* _MATERIAL TO PROCESS_
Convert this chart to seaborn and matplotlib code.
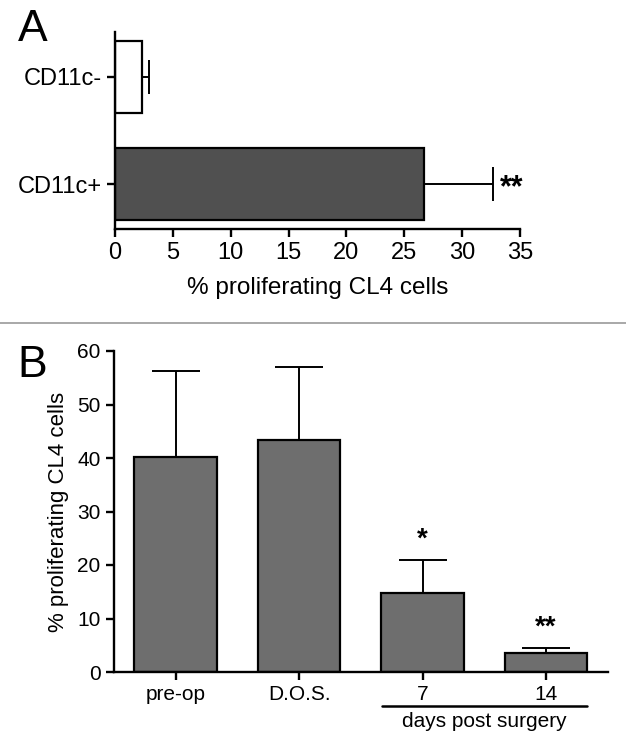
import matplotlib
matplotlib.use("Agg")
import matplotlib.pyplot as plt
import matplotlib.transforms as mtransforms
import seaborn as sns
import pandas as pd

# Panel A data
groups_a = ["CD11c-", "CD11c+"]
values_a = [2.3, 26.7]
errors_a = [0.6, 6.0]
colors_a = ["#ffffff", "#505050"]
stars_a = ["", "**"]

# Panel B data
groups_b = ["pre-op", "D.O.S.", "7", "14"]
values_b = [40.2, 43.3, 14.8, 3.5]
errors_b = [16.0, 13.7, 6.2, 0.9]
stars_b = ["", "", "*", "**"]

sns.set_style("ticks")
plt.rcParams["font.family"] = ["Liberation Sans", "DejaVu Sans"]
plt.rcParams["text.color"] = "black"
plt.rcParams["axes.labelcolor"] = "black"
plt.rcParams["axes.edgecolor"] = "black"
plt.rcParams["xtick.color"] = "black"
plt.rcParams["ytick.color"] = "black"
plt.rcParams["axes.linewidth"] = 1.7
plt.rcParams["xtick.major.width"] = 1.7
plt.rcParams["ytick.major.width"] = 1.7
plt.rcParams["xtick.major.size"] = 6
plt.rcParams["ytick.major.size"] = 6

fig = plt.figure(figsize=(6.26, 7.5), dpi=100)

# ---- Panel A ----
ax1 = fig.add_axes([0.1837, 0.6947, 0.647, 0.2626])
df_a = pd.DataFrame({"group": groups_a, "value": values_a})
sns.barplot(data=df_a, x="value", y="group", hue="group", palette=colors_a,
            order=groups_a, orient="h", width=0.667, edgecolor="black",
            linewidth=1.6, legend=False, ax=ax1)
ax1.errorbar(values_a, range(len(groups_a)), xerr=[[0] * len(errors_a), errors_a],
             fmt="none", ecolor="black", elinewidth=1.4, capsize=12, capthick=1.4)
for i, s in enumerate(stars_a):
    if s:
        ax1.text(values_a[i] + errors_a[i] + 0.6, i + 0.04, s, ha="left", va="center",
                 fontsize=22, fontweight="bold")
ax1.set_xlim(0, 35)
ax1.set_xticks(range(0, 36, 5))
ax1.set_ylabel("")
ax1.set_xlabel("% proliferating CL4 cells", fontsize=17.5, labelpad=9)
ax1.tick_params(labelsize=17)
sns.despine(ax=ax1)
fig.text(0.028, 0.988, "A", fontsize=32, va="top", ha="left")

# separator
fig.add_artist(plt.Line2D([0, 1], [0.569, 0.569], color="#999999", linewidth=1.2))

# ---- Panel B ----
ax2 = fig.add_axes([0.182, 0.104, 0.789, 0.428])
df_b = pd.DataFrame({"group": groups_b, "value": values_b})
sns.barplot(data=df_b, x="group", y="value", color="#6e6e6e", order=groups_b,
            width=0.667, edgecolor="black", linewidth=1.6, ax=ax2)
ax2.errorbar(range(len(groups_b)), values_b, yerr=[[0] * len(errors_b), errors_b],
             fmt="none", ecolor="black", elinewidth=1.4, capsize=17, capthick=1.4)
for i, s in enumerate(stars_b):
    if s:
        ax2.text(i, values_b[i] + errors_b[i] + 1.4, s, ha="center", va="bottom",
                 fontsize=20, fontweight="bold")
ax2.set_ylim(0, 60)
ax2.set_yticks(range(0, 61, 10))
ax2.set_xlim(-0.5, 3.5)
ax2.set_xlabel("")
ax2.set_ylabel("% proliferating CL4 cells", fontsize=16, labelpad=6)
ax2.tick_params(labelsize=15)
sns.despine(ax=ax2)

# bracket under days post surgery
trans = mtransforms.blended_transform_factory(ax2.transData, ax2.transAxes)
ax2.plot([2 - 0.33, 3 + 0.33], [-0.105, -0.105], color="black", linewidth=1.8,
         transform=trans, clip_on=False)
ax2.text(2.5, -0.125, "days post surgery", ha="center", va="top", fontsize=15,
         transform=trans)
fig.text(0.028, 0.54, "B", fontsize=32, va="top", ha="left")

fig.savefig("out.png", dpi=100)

---

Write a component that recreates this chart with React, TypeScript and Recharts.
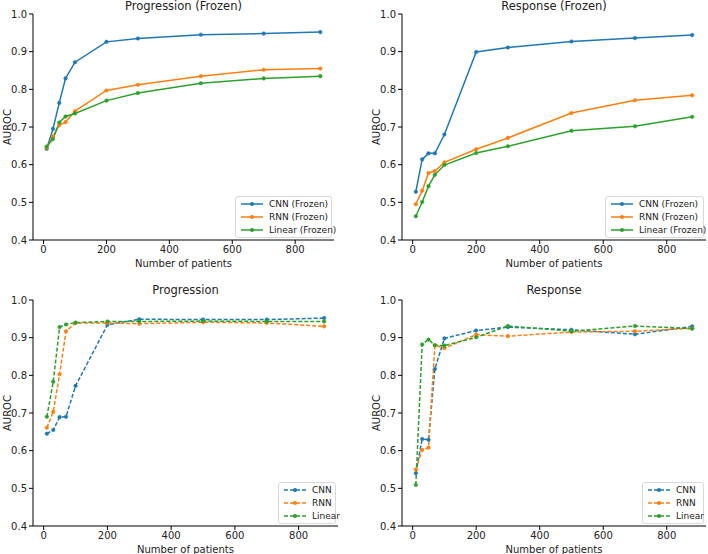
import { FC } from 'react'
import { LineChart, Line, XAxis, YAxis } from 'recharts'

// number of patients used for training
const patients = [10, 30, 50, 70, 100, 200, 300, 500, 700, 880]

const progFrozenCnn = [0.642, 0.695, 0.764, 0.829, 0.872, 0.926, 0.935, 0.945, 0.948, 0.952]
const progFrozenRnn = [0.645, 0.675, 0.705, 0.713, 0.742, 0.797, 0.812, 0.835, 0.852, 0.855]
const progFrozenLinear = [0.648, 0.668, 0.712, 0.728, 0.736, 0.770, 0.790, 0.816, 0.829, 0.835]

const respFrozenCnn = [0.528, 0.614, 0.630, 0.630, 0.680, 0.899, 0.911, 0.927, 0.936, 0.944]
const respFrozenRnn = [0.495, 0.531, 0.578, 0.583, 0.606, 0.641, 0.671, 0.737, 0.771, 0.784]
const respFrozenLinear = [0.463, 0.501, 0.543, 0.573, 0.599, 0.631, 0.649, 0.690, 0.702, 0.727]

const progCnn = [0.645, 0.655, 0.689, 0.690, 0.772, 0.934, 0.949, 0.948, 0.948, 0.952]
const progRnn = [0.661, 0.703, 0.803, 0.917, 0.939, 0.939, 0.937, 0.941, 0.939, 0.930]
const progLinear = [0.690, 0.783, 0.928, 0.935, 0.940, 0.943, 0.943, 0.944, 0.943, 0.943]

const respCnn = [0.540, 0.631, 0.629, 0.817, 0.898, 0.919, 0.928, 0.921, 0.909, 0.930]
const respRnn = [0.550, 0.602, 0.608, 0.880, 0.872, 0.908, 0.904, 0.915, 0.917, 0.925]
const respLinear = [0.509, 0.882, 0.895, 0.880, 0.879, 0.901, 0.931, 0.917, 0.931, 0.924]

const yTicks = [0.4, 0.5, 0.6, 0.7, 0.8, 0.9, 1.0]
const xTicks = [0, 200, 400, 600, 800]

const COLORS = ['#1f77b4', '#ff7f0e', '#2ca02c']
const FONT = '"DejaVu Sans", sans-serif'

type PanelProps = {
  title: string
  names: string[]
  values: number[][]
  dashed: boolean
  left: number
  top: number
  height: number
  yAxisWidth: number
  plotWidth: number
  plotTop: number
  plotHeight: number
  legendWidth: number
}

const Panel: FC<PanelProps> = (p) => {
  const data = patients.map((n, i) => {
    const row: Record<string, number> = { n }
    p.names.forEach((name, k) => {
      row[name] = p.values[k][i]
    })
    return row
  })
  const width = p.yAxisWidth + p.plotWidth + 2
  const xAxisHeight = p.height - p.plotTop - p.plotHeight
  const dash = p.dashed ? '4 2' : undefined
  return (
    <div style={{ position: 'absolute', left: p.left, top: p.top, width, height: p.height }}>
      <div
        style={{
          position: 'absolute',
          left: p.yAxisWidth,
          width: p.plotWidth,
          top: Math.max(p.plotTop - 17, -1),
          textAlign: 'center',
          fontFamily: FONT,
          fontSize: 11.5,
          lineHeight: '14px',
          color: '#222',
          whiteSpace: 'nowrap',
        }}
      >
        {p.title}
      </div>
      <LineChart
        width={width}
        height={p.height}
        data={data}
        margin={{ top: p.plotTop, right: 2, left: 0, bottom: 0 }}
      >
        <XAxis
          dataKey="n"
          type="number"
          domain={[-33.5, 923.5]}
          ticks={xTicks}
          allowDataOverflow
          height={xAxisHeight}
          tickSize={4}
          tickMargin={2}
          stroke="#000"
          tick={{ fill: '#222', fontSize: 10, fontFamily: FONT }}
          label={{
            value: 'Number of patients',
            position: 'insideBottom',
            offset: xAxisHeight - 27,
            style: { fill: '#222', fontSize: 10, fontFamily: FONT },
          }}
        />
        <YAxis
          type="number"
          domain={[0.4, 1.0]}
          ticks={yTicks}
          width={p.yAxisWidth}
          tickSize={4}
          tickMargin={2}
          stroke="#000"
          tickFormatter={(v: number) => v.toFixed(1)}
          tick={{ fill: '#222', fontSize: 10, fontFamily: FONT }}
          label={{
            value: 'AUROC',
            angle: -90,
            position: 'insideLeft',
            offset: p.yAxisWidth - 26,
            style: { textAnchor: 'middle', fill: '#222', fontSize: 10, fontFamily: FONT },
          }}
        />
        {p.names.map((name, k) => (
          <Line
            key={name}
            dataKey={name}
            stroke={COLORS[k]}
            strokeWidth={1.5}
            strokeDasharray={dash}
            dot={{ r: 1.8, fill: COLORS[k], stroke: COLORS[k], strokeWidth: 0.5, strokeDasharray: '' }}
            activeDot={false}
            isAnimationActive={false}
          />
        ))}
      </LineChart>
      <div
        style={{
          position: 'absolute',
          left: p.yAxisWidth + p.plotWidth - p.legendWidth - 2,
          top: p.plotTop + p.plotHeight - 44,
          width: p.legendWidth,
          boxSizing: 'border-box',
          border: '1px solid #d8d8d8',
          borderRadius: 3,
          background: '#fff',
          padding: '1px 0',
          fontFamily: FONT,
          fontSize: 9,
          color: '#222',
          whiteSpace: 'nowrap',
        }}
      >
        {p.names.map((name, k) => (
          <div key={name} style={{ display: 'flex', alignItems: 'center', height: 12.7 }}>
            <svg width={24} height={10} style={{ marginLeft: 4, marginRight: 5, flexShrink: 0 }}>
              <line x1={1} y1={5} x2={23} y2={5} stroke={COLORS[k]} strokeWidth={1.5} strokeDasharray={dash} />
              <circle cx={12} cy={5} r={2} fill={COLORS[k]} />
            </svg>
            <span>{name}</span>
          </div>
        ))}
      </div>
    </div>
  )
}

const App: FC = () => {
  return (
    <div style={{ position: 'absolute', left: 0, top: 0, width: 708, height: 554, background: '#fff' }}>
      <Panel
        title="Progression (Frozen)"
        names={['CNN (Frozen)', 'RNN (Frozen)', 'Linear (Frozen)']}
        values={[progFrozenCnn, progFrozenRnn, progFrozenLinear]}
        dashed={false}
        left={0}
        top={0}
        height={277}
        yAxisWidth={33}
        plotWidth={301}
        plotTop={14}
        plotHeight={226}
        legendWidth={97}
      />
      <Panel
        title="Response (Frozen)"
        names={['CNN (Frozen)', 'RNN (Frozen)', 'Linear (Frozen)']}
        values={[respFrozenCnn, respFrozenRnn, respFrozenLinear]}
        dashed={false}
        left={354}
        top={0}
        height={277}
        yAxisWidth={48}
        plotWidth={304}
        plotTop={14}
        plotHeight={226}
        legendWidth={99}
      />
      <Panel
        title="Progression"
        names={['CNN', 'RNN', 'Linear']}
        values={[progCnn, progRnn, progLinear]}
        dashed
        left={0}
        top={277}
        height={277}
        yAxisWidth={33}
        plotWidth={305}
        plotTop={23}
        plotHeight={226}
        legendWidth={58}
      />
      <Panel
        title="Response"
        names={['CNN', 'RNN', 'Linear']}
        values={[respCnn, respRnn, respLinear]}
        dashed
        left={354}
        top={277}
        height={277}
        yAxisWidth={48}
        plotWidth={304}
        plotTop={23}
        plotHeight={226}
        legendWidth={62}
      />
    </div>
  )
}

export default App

==

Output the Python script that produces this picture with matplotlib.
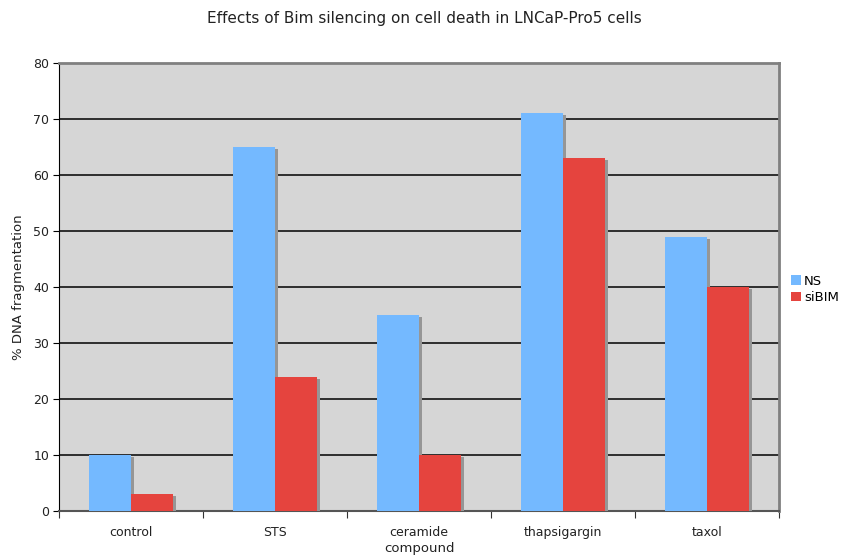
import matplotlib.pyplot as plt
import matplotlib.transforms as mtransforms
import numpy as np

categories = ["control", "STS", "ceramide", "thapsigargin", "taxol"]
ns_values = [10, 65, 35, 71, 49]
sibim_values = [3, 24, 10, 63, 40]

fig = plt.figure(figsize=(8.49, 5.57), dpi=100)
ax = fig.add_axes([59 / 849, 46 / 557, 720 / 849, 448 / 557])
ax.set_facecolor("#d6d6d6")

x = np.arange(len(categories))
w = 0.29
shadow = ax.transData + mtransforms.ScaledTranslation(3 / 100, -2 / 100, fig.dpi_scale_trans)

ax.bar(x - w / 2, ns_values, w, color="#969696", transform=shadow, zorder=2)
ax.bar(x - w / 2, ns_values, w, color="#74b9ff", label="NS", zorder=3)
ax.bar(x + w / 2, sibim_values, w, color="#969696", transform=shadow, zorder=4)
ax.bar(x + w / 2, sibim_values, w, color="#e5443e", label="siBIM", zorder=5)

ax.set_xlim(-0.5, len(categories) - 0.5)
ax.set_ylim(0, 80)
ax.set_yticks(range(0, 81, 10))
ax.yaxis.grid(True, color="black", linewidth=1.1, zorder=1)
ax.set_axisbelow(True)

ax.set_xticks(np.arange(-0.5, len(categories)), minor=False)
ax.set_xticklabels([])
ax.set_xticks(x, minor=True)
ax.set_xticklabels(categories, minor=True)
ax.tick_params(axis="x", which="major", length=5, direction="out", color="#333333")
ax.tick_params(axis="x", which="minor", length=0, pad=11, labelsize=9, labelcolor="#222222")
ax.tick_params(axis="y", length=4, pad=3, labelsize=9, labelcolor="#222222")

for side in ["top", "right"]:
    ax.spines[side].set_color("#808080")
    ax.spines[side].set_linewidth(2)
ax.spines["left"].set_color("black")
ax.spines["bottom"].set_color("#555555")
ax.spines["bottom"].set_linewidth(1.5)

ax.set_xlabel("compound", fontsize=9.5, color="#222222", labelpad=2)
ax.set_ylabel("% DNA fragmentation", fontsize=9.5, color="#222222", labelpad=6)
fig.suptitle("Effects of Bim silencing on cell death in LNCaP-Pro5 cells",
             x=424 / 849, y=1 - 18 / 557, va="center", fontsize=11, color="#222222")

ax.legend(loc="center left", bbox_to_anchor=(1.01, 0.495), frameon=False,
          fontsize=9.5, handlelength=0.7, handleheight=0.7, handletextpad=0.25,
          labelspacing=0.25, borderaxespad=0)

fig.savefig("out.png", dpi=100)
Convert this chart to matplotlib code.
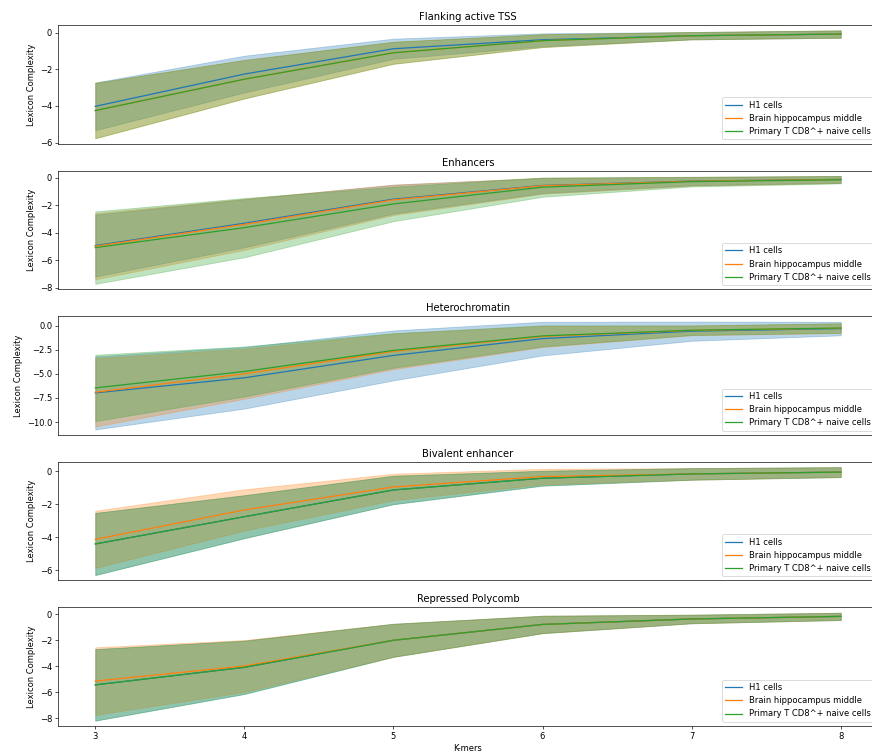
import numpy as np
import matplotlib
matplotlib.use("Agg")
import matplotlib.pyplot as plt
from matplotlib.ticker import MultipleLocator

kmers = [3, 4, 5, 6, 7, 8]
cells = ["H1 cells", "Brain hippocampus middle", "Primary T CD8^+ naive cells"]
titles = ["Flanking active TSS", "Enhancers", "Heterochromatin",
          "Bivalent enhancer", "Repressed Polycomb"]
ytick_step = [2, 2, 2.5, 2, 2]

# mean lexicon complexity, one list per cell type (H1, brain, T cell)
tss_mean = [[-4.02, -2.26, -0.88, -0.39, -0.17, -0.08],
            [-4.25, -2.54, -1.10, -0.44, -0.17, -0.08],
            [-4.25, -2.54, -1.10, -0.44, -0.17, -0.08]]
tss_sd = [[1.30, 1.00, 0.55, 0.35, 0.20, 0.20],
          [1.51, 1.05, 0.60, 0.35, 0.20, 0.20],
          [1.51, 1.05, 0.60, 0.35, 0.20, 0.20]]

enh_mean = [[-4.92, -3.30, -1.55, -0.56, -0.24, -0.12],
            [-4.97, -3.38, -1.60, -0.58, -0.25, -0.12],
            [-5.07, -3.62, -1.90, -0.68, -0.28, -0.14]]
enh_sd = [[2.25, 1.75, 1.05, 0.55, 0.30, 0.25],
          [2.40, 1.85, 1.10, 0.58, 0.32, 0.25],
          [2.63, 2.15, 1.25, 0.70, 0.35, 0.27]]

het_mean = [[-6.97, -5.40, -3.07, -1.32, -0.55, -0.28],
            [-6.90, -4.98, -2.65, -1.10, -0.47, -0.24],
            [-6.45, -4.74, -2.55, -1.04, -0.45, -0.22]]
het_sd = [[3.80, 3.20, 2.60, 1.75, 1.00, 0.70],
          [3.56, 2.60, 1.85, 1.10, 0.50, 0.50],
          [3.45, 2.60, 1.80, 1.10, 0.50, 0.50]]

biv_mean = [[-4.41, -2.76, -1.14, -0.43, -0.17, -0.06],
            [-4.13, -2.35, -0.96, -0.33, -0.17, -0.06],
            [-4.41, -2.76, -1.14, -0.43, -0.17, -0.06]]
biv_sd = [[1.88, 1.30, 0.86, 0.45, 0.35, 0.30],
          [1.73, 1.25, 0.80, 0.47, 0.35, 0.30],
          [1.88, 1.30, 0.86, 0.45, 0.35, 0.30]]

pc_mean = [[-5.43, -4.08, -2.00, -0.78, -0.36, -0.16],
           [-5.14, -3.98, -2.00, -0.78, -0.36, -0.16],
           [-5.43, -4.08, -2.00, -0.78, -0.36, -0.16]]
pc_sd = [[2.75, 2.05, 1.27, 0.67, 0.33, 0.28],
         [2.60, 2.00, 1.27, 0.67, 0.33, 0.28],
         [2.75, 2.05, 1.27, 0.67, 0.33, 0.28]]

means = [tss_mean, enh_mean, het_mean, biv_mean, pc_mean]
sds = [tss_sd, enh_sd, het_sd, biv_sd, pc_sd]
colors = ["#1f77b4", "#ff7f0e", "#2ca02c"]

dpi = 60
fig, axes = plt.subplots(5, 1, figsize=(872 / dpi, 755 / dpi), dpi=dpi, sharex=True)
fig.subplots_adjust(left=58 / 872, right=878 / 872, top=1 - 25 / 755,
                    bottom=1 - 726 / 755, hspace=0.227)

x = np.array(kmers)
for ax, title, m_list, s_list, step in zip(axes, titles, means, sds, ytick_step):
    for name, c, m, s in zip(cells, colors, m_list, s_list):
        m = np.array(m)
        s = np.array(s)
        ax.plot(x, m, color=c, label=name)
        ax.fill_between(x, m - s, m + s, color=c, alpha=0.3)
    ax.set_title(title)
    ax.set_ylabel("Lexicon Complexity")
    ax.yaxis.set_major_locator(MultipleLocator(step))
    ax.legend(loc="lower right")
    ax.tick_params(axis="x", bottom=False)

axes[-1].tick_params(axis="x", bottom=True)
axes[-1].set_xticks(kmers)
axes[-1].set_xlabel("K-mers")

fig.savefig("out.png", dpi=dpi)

* _DESCRIPTION OF THE TASK_
Leave out the pictures, and copy only the lines from the one holding "Output the Python" through the one holding "ax.set_axisbelow(True)", exactly as written.

* _RESPONSE TO THIS TASK_
Output the Python script that produces this picture with matplotlib.
import matplotlib.pyplot as plt
import matplotlib.transforms as mtransforms
import numpy as np

categories = ["control", "STS", "ceramide", "thapsigargin", "taxol"]
ns_values = [10, 65, 35, 71, 49]
sibim_values = [3, 24, 10, 63, 40]

fig = plt.figure(figsize=(8.49, 5.57), dpi=100)
ax = fig.add_axes([59 / 849, 46 / 557, 720 / 849, 448 / 557])
ax.set_facecolor("#d6d6d6")

x = np.arange(len(categories))
w = 0.29
shadow = ax.transData + mtransforms.ScaledTranslation(3 / 100, -2 / 100, fig.dpi_scale_trans)

ax.bar(x - w / 2, ns_values, w, color="#969696", transform=shadow, zorder=2)
ax.bar(x - w / 2, ns_values, w, color="#74b9ff", label="NS", zorder=3)
ax.bar(x + w / 2, sibim_values, w, color="#969696", transform=shadow, zorder=4)
ax.bar(x + w / 2, sibim_values, w, color="#e5443e", label="siBIM", zorder=5)

ax.set_xlim(-0.5, len(categories) - 0.5)
ax.set_ylim(0, 80)
ax.set_yticks(range(0, 81, 10))
ax.yaxis.grid(True, color="black", linewidth=1.1, zorder=1)
ax.set_axisbelow(True)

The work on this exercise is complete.